Rodin : c’est Bergson version image
Dans son «laboratoire de consommation sur le vif» (4), Rodin transforme ses modèles en spécimen étranges. Il n’y a pas d’histoire dans ses dessins, ni même de personnage. Créature purement sexuelle, réduite bien souvent à sa paire de cuisses béantes, la femme sans tête qu’il croque en quelques traits n’est plus qu’un principe de vie, un instinct libéré. Ce que Rodin préfigure en image, c’est la notion même de «pulsion», un mot dont Freud s’empare vers 1900, juste après que Rodin expose à Vienne 120 dessins, dont Kokoschka s’inspire par la suite pour faire ses aquarelles de nu. Ce que Rodin illustre, c’est aussi une nouvelle conception du réel, ramené à une succession d’instants perçus dans leur fulgurance. Lorsqu’il inaugure cette pratique inédite qu’on pourrait appeler le «dessin de nu-flash», Rodin «semble faire écho à la pensée d’Henri Bergson qui vient de jeter les bases d’une philosophie originale et novatrice dans Les Données immédiates de la conscience publiées en 1889 : le philosophe y affirme l’immédiateté de l’intuition contre le primat des opérations de l’intelligence.» Dans l’atelier de Rodin, on ne pense plus.
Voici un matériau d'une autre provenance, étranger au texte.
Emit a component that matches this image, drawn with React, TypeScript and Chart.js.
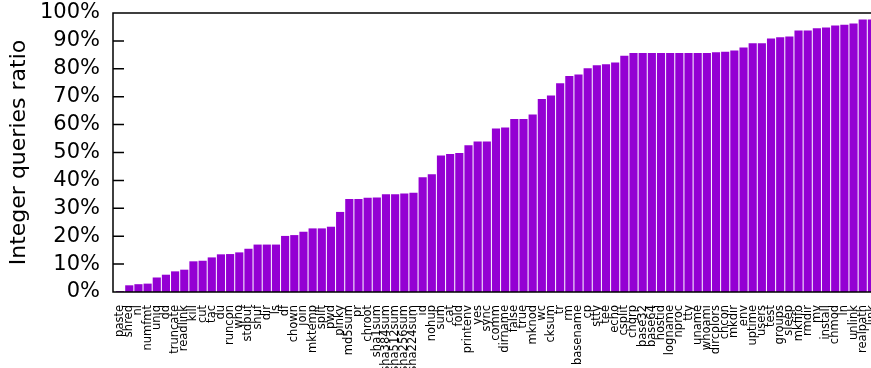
import React, { useEffect, useRef } from 'react';
import { Chart, registerables } from 'chart.js';

Chart.register(...registerables);

const commands = [
  'paste', 'shred', 'nl', 'numfmt', 'uniq', 'dd', 'truncate', 'readlink', 'kill', 'cut',
  'tac', 'du', 'runcon', 'who', 'stdbuf', 'shuf', 'dir', 'ls', 'df', 'chown',
  'join', 'mktemp', 'split', 'pwd', 'pinky', 'md5sum', 'pr', 'chroot', 'sha1sum', 'sha384sum',
  'sha512sum', 'sha256sum', 'sha224sum', 'id', 'nohup', 'sum', 'cat', 'fold', 'printenv', 'yes',
  'sync', 'comm', 'dirname', 'false', 'true', 'mknod', 'wc', 'cksum', 'tr', 'rm',
  'basename', 'cp', 'stty', 'tee', 'echo', 'csplit', 'chgrp', 'base32', 'base64', 'hostid',
  'logname', 'nproc', 'tty', 'uname', 'whoami', 'dircolors', 'chcon', 'mkdir', 'env', 'uptime',
  'users', 'test', 'groups', 'sleep', 'mkfifo', 'rmdir', 'mv', 'install', 'chmod', 'ln',
  'unlink', 'realpath', 'link',
];

const integerRatio = [
  0.3, 2.4, 2.8, 3.0, 5.2, 6.2, 7.4, 8.0, 11.0, 11.2,
  12.4, 13.5, 13.6, 14.2, 15.5, 17.0, 17.0, 17.0, 20.1, 20.4,
  21.6, 22.8, 22.8, 23.4, 28.7, 33.3, 33.3, 33.8, 33.9, 35.0,
  35.0, 35.3, 35.6, 41.1, 42.2, 48.9, 49.5, 49.8, 52.6, 53.9,
  53.9, 58.6, 59.0, 62.0, 62.0, 63.6, 69.2, 70.4, 74.8, 77.4,
  78.0, 80.2, 81.3, 81.6, 82.3, 84.7, 85.7, 85.7, 85.7, 85.7,
  85.7, 85.7, 85.7, 85.7, 85.7, 85.9, 86.1, 86.6, 87.6, 89.2,
  89.2, 90.9, 91.3, 91.6, 93.7, 93.7, 94.5, 94.8, 95.5, 95.8,
  96.2, 97.7, 97.7,
];

const yTicks = [0, 10, 20, 30, 40, 50, 60, 70, 80, 90, 100];

const FONT = "'DejaVu Sans', Verdana, sans-serif";
const CANVAS_W = 900;
const CANVAS_H = 368;
const PLOT_LEFT = 113;
const PLOT_TOP = 13;
const PLOT_BOTTOM = 292;
const PX_PER_BAR = 9.168;
const X_MIN = -0.775;
const X_MAX = X_MIN + (CANVAS_W - PLOT_LEFT) / PX_PER_BAR;

export default function App() {
  const ref = useRef<HTMLCanvasElement>(null);

  useEffect(() => {
    if (!ref.current) return;
    const frame = {
      id: 'frame',
      afterDatasetsDraw(chart: any) {
        const { ctx, chartArea: a, scales } = chart;
        ctx.save();
        ctx.strokeStyle = '#000';
        ctx.lineWidth = 1.5;
        ctx.beginPath();
        ctx.moveTo(a.right, a.top);
        ctx.lineTo(a.left, a.top);
        ctx.lineTo(a.left, a.bottom);
        ctx.lineTo(a.right, a.bottom);
        for (const t of yTicks) {
          const y = scales.y.getPixelForValue(t);
          ctx.moveTo(a.left, y);
          ctx.lineTo(a.left + 11, y);
        }
        ctx.stroke();
        ctx.restore();
      },
    };

    const chart = new Chart(ref.current, {
      type: 'bar',
      data: {
        datasets: [
          {
            data: integerRatio.map((v, i) => ({ x: i, y: v })),
            backgroundColor: '#9400d3',
            borderWidth: 0,
            barPercentage: 0.89,
            categoryPercentage: 1,
          },
        ],
      },
      options: {
        animation: false,
        responsive: false,
        devicePixelRatio: 1,
        layout: { padding: { top: PLOT_TOP, left: 0, right: 0, bottom: 0 } },
        plugins: { legend: { display: false }, tooltip: { enabled: false } },
        scales: {
          x: {
            type: 'linear',
            offset: false,
            min: X_MIN,
            max: X_MAX,
            grid: { display: false, drawTicks: false, offset: false },
            border: { display: false },
            afterBuildTicks: (s: any) => {
              s.ticks = commands.map((_, i) => ({ value: i }));
            },
            afterFit: (s: any) => {
              s.height = CANVAS_H - PLOT_BOTTOM;
              s.paddingLeft = 0;
              s.paddingRight = 0;
            },
            ticks: {
              autoSkip: false,
              minRotation: 90,
              maxRotation: 90,
              padding: 13,
              color: '#000',
              font: { family: FONT, size: 11.5 },
              callback: (v: any) => commands[v] ?? '',
            },
          },
          y: {
            min: 0,
            max: 100,
            afterBuildTicks: (s: any) => {
              s.ticks = yTicks.map((v) => ({ value: v }));
            },
            afterFit: (s: any) => {
              s.width = PLOT_LEFT;
              s.paddingTop = 0;
              s.paddingBottom = 0;
            },
            grid: { display: false, drawTicks: false },
            border: { display: false },
            ticks: {
              autoSkip: false,
              stepSize: 10,
              padding: 13,
              color: '#000',
              font: { family: FONT, size: 21 },
              callback: (v: any) => v + '%',
            },
            title: {
              display: true,
              text: 'Integer queries ratio',
              color: '#000',
              font: { family: FONT, size: 22 },
              padding: { top: 6, bottom: 0 },
            },
          },
        },
      },
      plugins: [frame],
    } as any);

    return () => chart.destroy();
  }, []);

  return (
    <div
      style={{
        position: 'absolute',
        left: 0,
        top: 0,
        width: 871,
        height: 368,
        overflow: 'hidden',
        background: '#fff',
      }}
    >
      <canvas
        ref={ref}
        width={CANVAS_W}
        height={CANVAS_H}
        style={{ display: 'block', width: CANVAS_W, height: CANVAS_H }}
      />
    </div>
  );
}
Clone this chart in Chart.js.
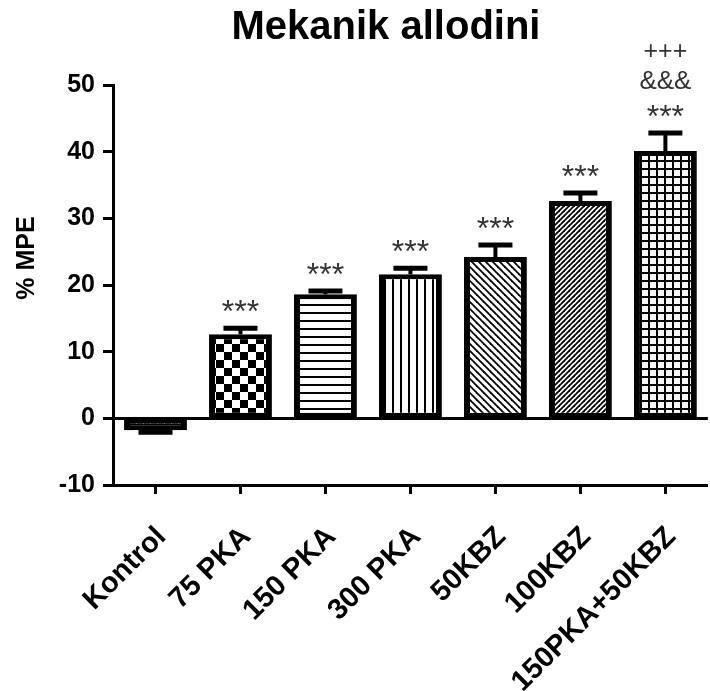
<!DOCTYPE html>
<html>
<head>
<meta charset="utf-8">
<script src="https://cdn.jsdelivr.net/npm/chart.js@4.4.1/dist/chart.umd.min.js"></script>
<style>
  html, body { margin: 0; padding: 0; background: #fff; overflow: hidden; }
  #wrap { width: 716px; height: 691px; }
</style>
</head>
<body>
<div id="wrap"><canvas id="chart" width="716" height="691"></canvas></div>
<script>
// values
const categories = ['Kontrol', '75 PKA', '150 PKA', '300 PKA', '50KBZ', '100KBZ', '150PKA+50KBZ'];
const mpeValues = [-1.8, 12.6, 18.6, 21.6, 24.2, 32.6, 40.1];
const semValues = [0.3, 0.9, 0.5, 0.9, 1.8, 1.2, 2.7];
const starMarks = ['', '***', '***', '***', '***', '***', '***'];
const ampMarks = ['', '', '', '', '', '', '&&&'];
const plusMarks = ['', '', '', '', '', '', '+++'];
const yTicks = [-10, 0, 10, 20, 30, 40, 50];
const patternTypes = ['dots', 'checker', 'hlines', 'vlines', 'backslash', 'slash', 'grid'];

const FONT = '"Liberation Sans", Arial, sans-serif';

// hatch fills like the Prism bars
function makePattern(type) {
  const c = document.createElement('canvas');
  const size = { dots: 7, checker: 16, hlines: 8, vlines: 8, backslash: 7, slash: 5, grid: 8 }[type];
  c.width = size; c.height = size;
  const g = c.getContext('2d');
  g.fillStyle = '#fff';
  g.fillRect(0, 0, size, size);
  g.fillStyle = '#000';
  g.strokeStyle = '#000';
  if (type === 'dots') {
    g.fillRect(0, 0, size, size);
    g.fillStyle = '#fff';
    g.fillRect(2, 1, 3, 2);
    g.fillRect(3, 3, 1, 1);
  } else if (type === 'checker') {
    g.fillRect(0, 0, 8, 8);
    g.fillRect(8, 8, 8, 8);
  } else if (type === 'hlines') {
    g.fillRect(0, 0, size, 2);
  } else if (type === 'vlines') {
    g.fillRect(0, 0, 2, size);
  } else if (type === 'grid') {
    g.fillRect(0, 0, size, 2);
    g.fillRect(0, 0, 2, size);
  } else {
    g.lineWidth = 1.8;
    for (let k = -size; k <= size; k += size) {
      g.beginPath();
      if (type === 'backslash') {
        g.moveTo(k - 1, -1); g.lineTo(k + size + 1, size + 1);
      } else {
        g.moveTo(k - 1, size + 1); g.lineTo(k + size + 1, -1);
      }
      g.stroke();
    }
  }
  return g.createPattern(c, 'repeat');
}

const zeroLine = {
  id: 'zeroLine',
  beforeDatasetsDraw(chart) {
    const { ctx, chartArea, scales: { y } } = chart;
    const py = Math.round(y.getPixelForValue(0)) + 0.5;
    ctx.save();
    ctx.strokeStyle = '#000';
    ctx.lineWidth = 3;
    ctx.beginPath();
    ctx.moveTo(chartArea.left, py);
    ctx.lineTo(chartArea.right, py);
    ctx.stroke();
    ctx.restore();
  }
};

const errorBars = {
  id: 'errorBars',
  afterDatasetsDraw(chart) {
    const { ctx, scales: { y } } = chart;
    const meta = chart.getDatasetMeta(0);
    ctx.save();
    ctx.strokeStyle = '#000';
    meta.data.forEach((bar, i) => {
      const v = mpeValues[i];
      const e = semValues[i];
      const end = y.getPixelForValue(v < 0 ? v - e : v + e);
      ctx.lineWidth = 4;
      ctx.beginPath();
      ctx.moveTo(bar.x, bar.y);
      ctx.lineTo(bar.x, end);
      ctx.stroke();
      ctx.lineWidth = 5;
      ctx.beginPath();
      ctx.moveTo(bar.x - 17, end);
      ctx.lineTo(bar.x + 17, end);
      ctx.stroke();

      // significance marks
      ctx.fillStyle = '#333';
      ctx.textAlign = 'center';
      ctx.textBaseline = 'alphabetic';
      if (starMarks[i]) {
        ctx.font = '32px ' + FONT;
        ctx.fillText(starMarks[i], bar.x, end - 6);
      }
      if (ampMarks[i]) {
        ctx.font = '26px ' + FONT;
        ctx.fillText(ampMarks[i], bar.x, end - 44);
      }
      if (plusMarks[i]) {
        ctx.font = '25px ' + FONT;
        ctx.fillText(plusMarks[i], bar.x, end - 74);
      }
    });
    ctx.restore();
  }
};

const titles = {
  id: 'titles',
  afterDraw(chart) {
    const ctx = chart.ctx;
    ctx.save();
    ctx.fillStyle = '#000';
    ctx.textAlign = 'center';
    ctx.textBaseline = 'alphabetic';
    ctx.font = 'bold 40px ' + FONT;
    ctx.fillText('Mekanik allodini', 386, 39);
    ctx.translate(27, 258);
    ctx.rotate(-Math.PI / 2);
    ctx.textBaseline = 'middle';
    ctx.font = 'bold 25px ' + FONT;
    ctx.fillText('% MPE', 0, 0);
    ctx.restore();
  }
};

new Chart(document.getElementById('chart'), {
  type: 'bar',
  data: {
    labels: categories,
    datasets: [{
      data: mpeValues,
      backgroundColor: patternTypes.map(makePattern),
      borderColor: '#000',
      borderWidth: { left: 6, right: 6, top: 5, bottom: 5 },
      borderSkipped: false,
      barPercentage: 0.74,
      categoryPercentage: 1
    }]
  },
  options: {
    responsive: false,
    animation: false,
    layout: { padding: { top: 85, left: 0, right: 0, bottom: 0 } },
    plugins: { legend: { display: false }, tooltip: { enabled: false } },
    scales: {
      x: {
        afterFit(scale) { scale.height = 206; },
        grid: { drawOnChartArea: false, offset: false, tickLength: 9, tickWidth: 3, tickColor: '#000' },
        border: { display: true, color: '#000', width: 3 },
        ticks: {
          color: '#000',
          font: { family: FONT, size: 29, weight: 'bold' },
          minRotation: 45,
          maxRotation: 45,
          autoSkip: false,
          padding: 26,
          labelOffset: 6
        }
      },
      y: {
        min: yTicks[0],
        max: yTicks[yTicks.length - 1],
        afterFit(scale) { scale.width = 113; },
        afterBuildTicks(scale) { scale.ticks = yTicks.map(v => ({ value: v })); },
        grid: { drawOnChartArea: false, tickLength: 10, tickWidth: 3, tickColor: '#000' },
        border: { display: true, color: '#000', width: 3 },
        ticks: {
          color: '#000',
          padding: 8,
          font: { family: FONT, size: 25, weight: 'bold' }
        }
      }
    }
  },
  plugins: [zeroLine, errorBars, titles]
});
</script>
</body>
</html>
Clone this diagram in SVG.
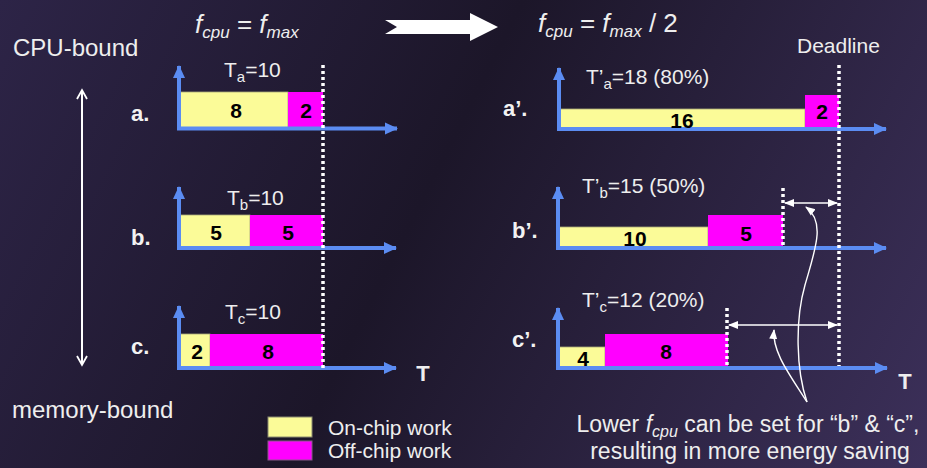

On prend la vie en plein dans les yeux.
..
NOTES
(1) Edmond de Goncourt affirme avoir vu ce tableau chez un marchand parisien d’art d’Extrême-Orient, Antoine de La Narde. Ce tableau fut dérobé au regard public jusqu’à son entrée au musée d’Orsay en 1995.
(2) Dans un article intitulé «A travers la vie».
(3) «À l’hôtel de Biron, écrit l’un de ses proches en 1911, Rodin passe presque tout son temps à dessiner. Dans cette retraite monastique, il se plaît à s’isoler devant la nudité de belles jeunes femmes et à consigner en d’innombrables esquisses au crayon les souples attitudes qu’elles prennent devant lui.» (Source : Auguste Rodin, L’Art. Entretiens réunis par Paul Gsell, Paris, Bernard Grasset, 1911, p. 146).
(4) Citation de Philippe Sollers : «Écrire la sculpture», in Rodin et la sculpture contemporaine, compte rendu du colloque organisé par le musée Rodin du 11 au 15 octobre 1982, éditions du musée Rodin, 1983, p. 216.